----- Extracted entries -----

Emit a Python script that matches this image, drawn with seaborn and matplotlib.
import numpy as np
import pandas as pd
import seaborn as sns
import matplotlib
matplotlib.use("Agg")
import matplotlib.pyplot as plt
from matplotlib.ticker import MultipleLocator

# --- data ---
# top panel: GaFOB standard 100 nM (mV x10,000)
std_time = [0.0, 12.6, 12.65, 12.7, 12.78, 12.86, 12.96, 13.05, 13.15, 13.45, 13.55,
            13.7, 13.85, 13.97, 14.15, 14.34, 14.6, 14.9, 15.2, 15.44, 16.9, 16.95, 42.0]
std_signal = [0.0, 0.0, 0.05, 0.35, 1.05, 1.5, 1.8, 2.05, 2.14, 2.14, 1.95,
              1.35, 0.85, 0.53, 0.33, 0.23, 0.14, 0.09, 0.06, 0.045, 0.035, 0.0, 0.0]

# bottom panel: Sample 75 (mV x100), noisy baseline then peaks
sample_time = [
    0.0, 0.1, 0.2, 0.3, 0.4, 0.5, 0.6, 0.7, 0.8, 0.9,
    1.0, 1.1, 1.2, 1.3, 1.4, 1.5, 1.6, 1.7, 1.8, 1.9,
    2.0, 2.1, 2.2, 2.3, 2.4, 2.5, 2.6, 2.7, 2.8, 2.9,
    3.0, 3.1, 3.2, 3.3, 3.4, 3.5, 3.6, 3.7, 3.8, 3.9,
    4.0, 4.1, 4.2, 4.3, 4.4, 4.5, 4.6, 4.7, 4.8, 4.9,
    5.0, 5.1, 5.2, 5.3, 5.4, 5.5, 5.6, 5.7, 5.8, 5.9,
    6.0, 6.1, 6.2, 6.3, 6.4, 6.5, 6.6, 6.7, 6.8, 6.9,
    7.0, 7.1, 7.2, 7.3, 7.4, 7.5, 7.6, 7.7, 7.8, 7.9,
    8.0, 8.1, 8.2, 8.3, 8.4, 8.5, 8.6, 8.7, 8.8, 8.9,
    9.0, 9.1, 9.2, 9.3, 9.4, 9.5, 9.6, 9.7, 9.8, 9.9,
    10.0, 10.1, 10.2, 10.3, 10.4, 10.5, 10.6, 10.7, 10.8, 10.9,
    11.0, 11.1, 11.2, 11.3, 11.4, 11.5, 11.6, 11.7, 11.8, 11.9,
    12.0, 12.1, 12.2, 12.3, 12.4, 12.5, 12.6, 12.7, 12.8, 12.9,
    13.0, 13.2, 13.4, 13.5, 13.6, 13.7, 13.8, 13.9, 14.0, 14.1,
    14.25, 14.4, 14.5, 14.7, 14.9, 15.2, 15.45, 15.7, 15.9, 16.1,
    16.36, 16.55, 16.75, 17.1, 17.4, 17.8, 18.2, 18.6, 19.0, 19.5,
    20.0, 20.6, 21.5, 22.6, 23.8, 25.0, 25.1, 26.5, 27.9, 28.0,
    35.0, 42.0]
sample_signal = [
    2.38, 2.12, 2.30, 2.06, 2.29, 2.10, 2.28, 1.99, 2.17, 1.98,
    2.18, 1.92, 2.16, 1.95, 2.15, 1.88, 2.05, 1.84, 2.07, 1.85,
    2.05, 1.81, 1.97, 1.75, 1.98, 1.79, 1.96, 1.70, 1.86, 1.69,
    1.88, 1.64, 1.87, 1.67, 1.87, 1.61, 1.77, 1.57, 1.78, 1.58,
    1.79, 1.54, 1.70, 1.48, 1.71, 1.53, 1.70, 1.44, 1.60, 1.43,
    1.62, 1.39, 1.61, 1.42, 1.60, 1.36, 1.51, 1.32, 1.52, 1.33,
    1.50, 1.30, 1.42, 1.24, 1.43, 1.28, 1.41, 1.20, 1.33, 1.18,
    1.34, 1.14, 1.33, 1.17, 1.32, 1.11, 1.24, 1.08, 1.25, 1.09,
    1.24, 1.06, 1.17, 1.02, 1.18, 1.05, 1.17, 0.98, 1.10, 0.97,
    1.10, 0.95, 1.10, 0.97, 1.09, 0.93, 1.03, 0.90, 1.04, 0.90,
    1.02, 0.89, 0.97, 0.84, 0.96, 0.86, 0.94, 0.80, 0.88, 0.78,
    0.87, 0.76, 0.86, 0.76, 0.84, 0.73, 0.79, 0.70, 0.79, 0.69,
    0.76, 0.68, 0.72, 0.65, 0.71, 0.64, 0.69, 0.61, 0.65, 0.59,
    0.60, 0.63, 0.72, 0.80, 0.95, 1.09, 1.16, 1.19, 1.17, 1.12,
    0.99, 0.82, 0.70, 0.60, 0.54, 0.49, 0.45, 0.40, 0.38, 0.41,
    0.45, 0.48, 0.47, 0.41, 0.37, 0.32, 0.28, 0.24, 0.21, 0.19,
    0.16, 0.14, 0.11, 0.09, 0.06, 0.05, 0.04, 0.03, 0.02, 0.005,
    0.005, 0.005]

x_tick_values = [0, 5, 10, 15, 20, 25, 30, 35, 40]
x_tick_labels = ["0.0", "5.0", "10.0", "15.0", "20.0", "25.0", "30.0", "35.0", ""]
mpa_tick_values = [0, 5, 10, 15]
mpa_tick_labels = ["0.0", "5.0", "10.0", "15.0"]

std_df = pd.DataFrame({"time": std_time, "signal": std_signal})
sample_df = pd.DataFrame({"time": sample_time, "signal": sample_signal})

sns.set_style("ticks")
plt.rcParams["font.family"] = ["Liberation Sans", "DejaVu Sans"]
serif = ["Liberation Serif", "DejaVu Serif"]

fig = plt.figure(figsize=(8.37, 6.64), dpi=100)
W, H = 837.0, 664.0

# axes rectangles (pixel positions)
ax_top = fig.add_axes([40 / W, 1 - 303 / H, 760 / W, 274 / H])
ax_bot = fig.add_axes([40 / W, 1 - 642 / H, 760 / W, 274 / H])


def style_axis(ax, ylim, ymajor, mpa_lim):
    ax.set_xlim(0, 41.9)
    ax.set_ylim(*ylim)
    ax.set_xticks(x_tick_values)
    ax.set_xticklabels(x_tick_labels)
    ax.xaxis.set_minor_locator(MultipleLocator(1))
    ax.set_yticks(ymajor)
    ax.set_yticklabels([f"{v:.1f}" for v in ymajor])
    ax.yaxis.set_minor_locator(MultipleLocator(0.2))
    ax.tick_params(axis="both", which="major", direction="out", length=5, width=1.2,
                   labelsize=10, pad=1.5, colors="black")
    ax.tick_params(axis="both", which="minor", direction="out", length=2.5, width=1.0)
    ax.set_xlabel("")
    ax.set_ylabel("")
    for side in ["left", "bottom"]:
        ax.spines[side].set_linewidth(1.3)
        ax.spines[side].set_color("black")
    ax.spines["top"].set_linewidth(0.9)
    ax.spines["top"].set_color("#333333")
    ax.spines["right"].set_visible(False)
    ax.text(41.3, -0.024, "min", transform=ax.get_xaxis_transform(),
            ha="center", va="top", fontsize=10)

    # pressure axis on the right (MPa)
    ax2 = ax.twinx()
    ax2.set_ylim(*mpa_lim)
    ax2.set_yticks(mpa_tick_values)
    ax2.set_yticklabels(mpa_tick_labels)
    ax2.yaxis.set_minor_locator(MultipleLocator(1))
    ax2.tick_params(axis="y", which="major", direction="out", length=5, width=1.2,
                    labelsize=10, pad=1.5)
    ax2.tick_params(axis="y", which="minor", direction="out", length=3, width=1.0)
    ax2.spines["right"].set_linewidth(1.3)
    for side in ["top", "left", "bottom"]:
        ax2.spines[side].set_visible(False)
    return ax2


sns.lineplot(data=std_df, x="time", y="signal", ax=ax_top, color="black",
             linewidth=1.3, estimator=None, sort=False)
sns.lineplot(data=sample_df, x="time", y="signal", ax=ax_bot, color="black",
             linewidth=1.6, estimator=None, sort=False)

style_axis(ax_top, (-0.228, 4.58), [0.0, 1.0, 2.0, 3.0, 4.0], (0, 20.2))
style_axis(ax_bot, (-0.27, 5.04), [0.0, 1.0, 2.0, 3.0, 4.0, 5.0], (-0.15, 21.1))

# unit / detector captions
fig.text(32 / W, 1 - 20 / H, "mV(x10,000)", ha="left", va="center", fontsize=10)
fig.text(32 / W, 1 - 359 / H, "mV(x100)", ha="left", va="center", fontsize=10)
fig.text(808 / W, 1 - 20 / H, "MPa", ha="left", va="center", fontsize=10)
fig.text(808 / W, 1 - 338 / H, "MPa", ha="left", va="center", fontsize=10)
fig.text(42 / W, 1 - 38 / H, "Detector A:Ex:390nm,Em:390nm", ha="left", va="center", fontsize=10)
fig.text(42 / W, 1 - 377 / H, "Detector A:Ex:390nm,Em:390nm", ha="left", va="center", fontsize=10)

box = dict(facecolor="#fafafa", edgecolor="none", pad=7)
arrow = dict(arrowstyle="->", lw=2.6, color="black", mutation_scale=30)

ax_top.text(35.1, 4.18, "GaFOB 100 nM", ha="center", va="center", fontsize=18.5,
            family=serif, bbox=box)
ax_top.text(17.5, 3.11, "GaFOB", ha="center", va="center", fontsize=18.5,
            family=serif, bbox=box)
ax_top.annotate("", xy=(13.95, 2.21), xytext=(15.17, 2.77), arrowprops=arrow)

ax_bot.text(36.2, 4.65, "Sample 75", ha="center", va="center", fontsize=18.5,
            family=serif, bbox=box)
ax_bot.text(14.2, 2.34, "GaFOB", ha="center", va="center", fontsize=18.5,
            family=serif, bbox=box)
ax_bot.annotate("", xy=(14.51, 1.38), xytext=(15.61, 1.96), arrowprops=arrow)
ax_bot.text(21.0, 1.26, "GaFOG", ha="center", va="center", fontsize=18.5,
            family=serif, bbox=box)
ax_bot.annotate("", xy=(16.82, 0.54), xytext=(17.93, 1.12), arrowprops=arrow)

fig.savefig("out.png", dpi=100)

-----
----- Extracted entries -----

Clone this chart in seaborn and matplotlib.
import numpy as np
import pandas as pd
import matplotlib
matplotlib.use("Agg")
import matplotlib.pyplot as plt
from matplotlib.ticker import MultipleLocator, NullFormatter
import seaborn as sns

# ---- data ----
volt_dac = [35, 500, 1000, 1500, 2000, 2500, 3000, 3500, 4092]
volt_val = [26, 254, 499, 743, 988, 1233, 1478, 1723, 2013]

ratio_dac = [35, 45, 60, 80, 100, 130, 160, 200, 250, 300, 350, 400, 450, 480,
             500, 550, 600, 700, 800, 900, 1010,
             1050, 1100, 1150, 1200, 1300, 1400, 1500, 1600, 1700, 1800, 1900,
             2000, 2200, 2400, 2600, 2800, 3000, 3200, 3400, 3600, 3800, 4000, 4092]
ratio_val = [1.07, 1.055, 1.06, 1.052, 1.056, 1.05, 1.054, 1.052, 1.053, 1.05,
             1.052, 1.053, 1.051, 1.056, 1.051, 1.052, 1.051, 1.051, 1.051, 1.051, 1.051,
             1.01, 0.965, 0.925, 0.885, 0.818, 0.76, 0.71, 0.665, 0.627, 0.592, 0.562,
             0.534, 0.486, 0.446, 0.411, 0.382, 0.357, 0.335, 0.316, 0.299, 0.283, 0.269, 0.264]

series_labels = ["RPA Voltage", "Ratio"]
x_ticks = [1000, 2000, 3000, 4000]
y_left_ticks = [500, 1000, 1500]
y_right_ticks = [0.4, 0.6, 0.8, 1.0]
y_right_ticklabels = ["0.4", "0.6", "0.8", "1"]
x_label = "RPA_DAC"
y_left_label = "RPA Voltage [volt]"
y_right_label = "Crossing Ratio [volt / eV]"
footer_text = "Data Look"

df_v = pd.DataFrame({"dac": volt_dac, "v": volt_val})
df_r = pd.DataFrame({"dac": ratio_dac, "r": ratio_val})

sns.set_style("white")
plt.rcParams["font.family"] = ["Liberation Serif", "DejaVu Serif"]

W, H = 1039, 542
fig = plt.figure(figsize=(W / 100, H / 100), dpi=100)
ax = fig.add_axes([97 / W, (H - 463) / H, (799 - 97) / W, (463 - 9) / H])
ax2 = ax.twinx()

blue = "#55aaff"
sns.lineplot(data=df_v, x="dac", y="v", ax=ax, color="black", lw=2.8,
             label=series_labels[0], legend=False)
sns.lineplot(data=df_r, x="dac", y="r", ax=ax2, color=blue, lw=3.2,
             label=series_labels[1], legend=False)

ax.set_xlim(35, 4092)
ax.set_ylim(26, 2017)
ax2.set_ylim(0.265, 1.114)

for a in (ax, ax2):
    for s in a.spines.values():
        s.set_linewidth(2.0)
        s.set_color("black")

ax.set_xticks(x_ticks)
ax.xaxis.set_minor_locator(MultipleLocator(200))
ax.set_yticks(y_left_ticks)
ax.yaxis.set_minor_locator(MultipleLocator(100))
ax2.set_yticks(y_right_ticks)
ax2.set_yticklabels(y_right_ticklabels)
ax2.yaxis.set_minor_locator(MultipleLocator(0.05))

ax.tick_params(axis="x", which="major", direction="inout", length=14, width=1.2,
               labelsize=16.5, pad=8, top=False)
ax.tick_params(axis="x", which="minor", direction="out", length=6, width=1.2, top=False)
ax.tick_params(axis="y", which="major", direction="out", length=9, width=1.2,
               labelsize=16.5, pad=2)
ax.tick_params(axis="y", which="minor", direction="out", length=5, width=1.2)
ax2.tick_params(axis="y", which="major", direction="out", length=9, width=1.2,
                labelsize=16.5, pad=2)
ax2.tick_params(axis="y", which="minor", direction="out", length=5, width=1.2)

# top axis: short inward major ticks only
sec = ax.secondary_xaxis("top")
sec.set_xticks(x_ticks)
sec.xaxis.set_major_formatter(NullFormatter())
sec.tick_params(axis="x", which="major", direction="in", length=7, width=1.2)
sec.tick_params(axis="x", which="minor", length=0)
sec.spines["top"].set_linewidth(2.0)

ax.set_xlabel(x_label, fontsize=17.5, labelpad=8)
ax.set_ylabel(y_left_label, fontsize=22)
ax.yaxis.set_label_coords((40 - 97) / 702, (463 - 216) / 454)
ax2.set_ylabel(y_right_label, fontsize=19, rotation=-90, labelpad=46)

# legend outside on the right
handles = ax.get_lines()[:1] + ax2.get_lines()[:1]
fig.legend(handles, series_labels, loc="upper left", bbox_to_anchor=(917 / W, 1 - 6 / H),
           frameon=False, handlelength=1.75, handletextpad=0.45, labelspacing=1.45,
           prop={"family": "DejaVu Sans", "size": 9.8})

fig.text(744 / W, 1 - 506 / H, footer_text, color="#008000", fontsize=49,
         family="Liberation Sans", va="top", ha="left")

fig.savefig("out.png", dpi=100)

-----

- What is being asked
Write out exactly the lines running from the line containing "Emit a Python" to the line containing "0.035, 0.0, 0.0]", with both of those lines included.

- Solution to this task
Emit a Python script that matches this image, drawn with seaborn and matplotlib.
import numpy as np
import pandas as pd
import seaborn as sns
import matplotlib
matplotlib.use("Agg")
import matplotlib.pyplot as plt
from matplotlib.ticker import MultipleLocator

# --- data ---
# top panel: GaFOB standard 100 nM (mV x10,000)
std_time = [0.0, 12.6, 12.65, 12.7, 12.78, 12.86, 12.96, 13.05, 13.15, 13.45, 13.55,
            13.7, 13.85, 13.97, 14.15, 14.34, 14.6, 14.9, 15.2, 15.44, 16.9, 16.95, 42.0]
std_signal = [0.0, 0.0, 0.05, 0.35, 1.05, 1.5, 1.8, 2.05, 2.14, 2.14, 1.95,
              1.35, 0.85, 0.53, 0.33, 0.23, 0.14, 0.09, 0.06, 0.045, 0.035, 0.0, 0.0]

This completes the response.